Transfuge, mars 2005, par Charles Ruelle

Thomas Jonigk plonge au cœur de la conscience divisée des êtres violés, afin d’en dégager le trouble, la violence et la sensibilité. Rares sont les livres qui génèrent un tel sentiment de malaise.

Peu importe qu’il sente bon ou mauvais, un texte intéressant est un texte qui sent. Jupiter dégage une odeur nauséabonde : émanations de vomi, de thon pourri, d’excréments, d’urine et de sperme viennent dès l’ouverture envahir nos narines. Ici, l’odeur provient des toilettes publiques et des bars où le jeune Martin dit jouir de ses rencontres avec des hommes de passage : des viols, en fait, qui ne disent pas leur nom, car Martin n’arrive pas à dire « non ». Pourquoi en serait‑il autrement si pour lui, la pénétration est un don, une marque d’attention ? Plus tard, la droguerie de Jurgen semble offrir au jeune homme un espace plus confortable. Là, les étiquettes paraissent marquer les prix comme des corps à la morgue : à côté, un « petit nid douillet » où Martin, avec son « mari », tente de redonner vie à un foyer d’amour. Hermann et Heinrich, deux énormes chiens, sont de charmants enfants. La fille de Jurgen, quant à elle, subit les attentions pédophiles de son père comme un témoignage d’amour. Après tout, « l’être humain n’a de sens que si l’on peut s’en servir ».

Déshumanisé à l’extrême et régi par les normes des sociétés de consommation – prix, dates d’expiration, publicités –, l’univers de Martin est avant tout celui d’un être chez qui le viol et les humiliations de l’enfance ont auguré un profond déséquilibre psychique. Incarnant ainsi le point de vue d’une victime qui se pense coupable – et dont la nonchalance presque joyeuse trahit de profondes angoisses – le narrateur tente de banaliser son malaise pour mieux s’en libérer. À l’absence d’amour, la boulimie sexuelle est‑elle toutefois un remède efficace ? L’amour de soi n’est‑il qu’une question d’habitude ? La réponse tient alors dans les vomissures, l’automutilation et les comportements schizophrènes qui accompagnent au quotidien Martin.

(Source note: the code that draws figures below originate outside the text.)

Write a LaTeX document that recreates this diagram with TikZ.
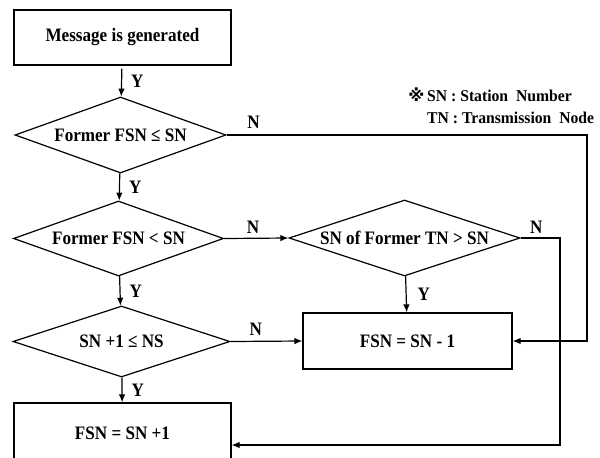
\documentclass[tikz,border=0pt]{standalone}
\usepackage{fontspec}
\setmainfont{Liberation Serif}[FakeStretch=0.9]
\newfontfamily\notefont{Liberation Serif}[FakeStretch=0.95]
\newfontfamily\symfont{DejaVu Sans}
\usepackage{tikz}
\usetikzlibrary{shapes.geometric,arrows.meta}
\tikzstyle{Box}=[rectangle, draw=black, line width=1.2pt, font=\fontsize{19}{22}\selectfont\bfseries, text centered]
\tikzstyle{Decision}=[diamond, draw=black, line width=1.2pt, inner sep=0pt, aspect=2.8, font=\fontsize{19}{22}\selectfont\bfseries, text centered]
\tikzstyle{Flow}=[line width=1.2pt, -{Latex[length=8pt,width=6.5pt]}]
\tikzstyle{Lab}=[font=\fontsize{19}{22}\selectfont\bfseries, inner sep=1pt]
\tikzstyle{Note}=[font=\notefont\fontsize{16.5}{20}\selectfont\bfseries, inner sep=0pt, anchor=base west]

\begin{document}
\begin{tikzpicture}[x=1pt, y=-1pt]
    \useasboundingbox (0,0) rectangle (600,458);
    \path
    (122.5,37.5) node[Box, minimum width=217, minimum height=55] (msg) {Message is generated}
    (120.5,135) node[Decision, minimum width=211, minimum height=76] (fsnle) {Former FSN ≤ SN}
    (118.5,238.5) node[Decision, minimum width=210, minimum height=75] (fsnlt) {Former FSN < SN}
    (404.5,238) node[Decision, minimum width=231, minimum height=76] (tngt) {SN of Former TN > SN}
    (121.5,341.5) node[Decision, minimum width=217, minimum height=71] (snns) {SN +1 ≤ NS}
    (407.5,341) node[Box, minimum width=209, minimum height=56] (fsnm) {FSN = SN - 1}
    (122.5,433) node[Box, minimum width=217, minimum height=60] (fsnp) {FSN = SN +1};

    \path
    (427,101) node[Note] (snnote) {\llap{\symfont ※\,}SN : Station\ \ Number}
    (427,123) node[Note] (tnnote) {TN : Transmission\ \ Node};

    \coordinate (c1) at (587,135);
    \coordinate (c2) at (560,238);
    \coordinate (c3) at (560,445);

    \draw[Flow, shorten <=3pt] (msg) -- node[Lab, right=8pt] {Y} (fsnle);
    \draw[Flow] (fsnle) -- node[Lab, right=8pt] {Y} (fsnlt);
    \draw[Flow] (fsnlt) -- node[Lab, right=8pt] {Y} (snns);
    \draw[Flow] (snns) -- node[Lab, right=8pt] {Y} (fsnp);
    \draw[Flow] (tngt) -- node[Lab, right=10pt] {Y} (fsnm);

    \draw[Flow] (fsnle.east) -- node[Lab, pos=0.075, above=5pt] {N} (c1) |- (fsnm.east);
    \draw[Flow] (fsnlt.east) -- node[Lab, pos=0.45, above=3pt] {N} (tngt.west);
    \draw[Flow] (snns.east) -- node[Lab, pos=0.35, above=4pt] {N} (fsnm.west);
    \draw[Flow] (tngt.east) -- node[Lab, pos=0.4, above=3pt] {N} (c2) -- (c3) -- (fsnp.east |- c3);
\end{tikzpicture}
\end{document}
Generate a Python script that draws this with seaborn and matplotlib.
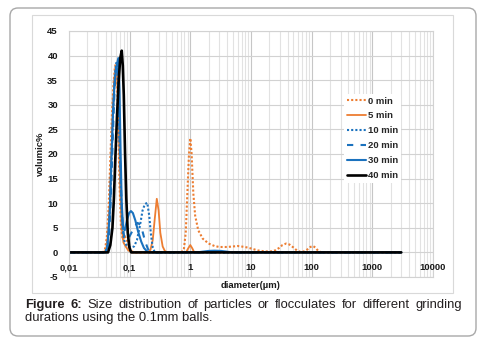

Poussant à l’extrême le processus de dépersonnalisation du jeune homme, Thomas Jonigk intègre à son roman un chapitre dramatique, où s’exhibe le conflit des personnalités du héros avec son autre « moi ». C’est toutefois quand il fait jouer la suggestion contre l’évidence de la dualité psychologique, dans les silences et les non‑dits, que Jonigk excelle. Son texte dépecé laisse vivre des phrases simples et brutes qui tombent les unes sous les autres, telles une cascade asséchée. Ici, le flot jaillit à petit débit, sans que Martin ait choisi d’ouvrir les vannes de sa parole. Les règles de l’inconscient dictent ainsi au texte sa concision, expression privilégiée d’un verbe difficile, refoulé et camouflé sous un semblant d’indifférence. L’auteur prend le parti de la dissimulation et de l’apparente désinvolture contre celui de la souffrance dévoilée. Il nous livre un cadavre sans chair. Au lecteur, ensuite, d’aller gratter la moelle et les articulations, l’essence pure des émotions d’un être qui dissimule ses maux. Sans doute y trouvera‑t‑on un gouffre sombre et dérangeant, mais pas le moindre lit de polémique.

La vision pessimiste de l’auteur sur le devenir des victimes de la pédophilie – auquel la forme du récit, structuré comme une boucle, donne l’expression d’un éternel retour au même – vient au contraire souligner la difficulté, pour les enfants violés, à sortir du cycle de la culpabilité. Quand bien même toute vie serait semblable à celle de Jupiter, profondément joyeuse et nourrie de biens, elle revient sans cesse sur les points déjà franchis de son orbite. En dehors, il y a seulement le chaos auquel tout homme, victime ou coupable, répugne.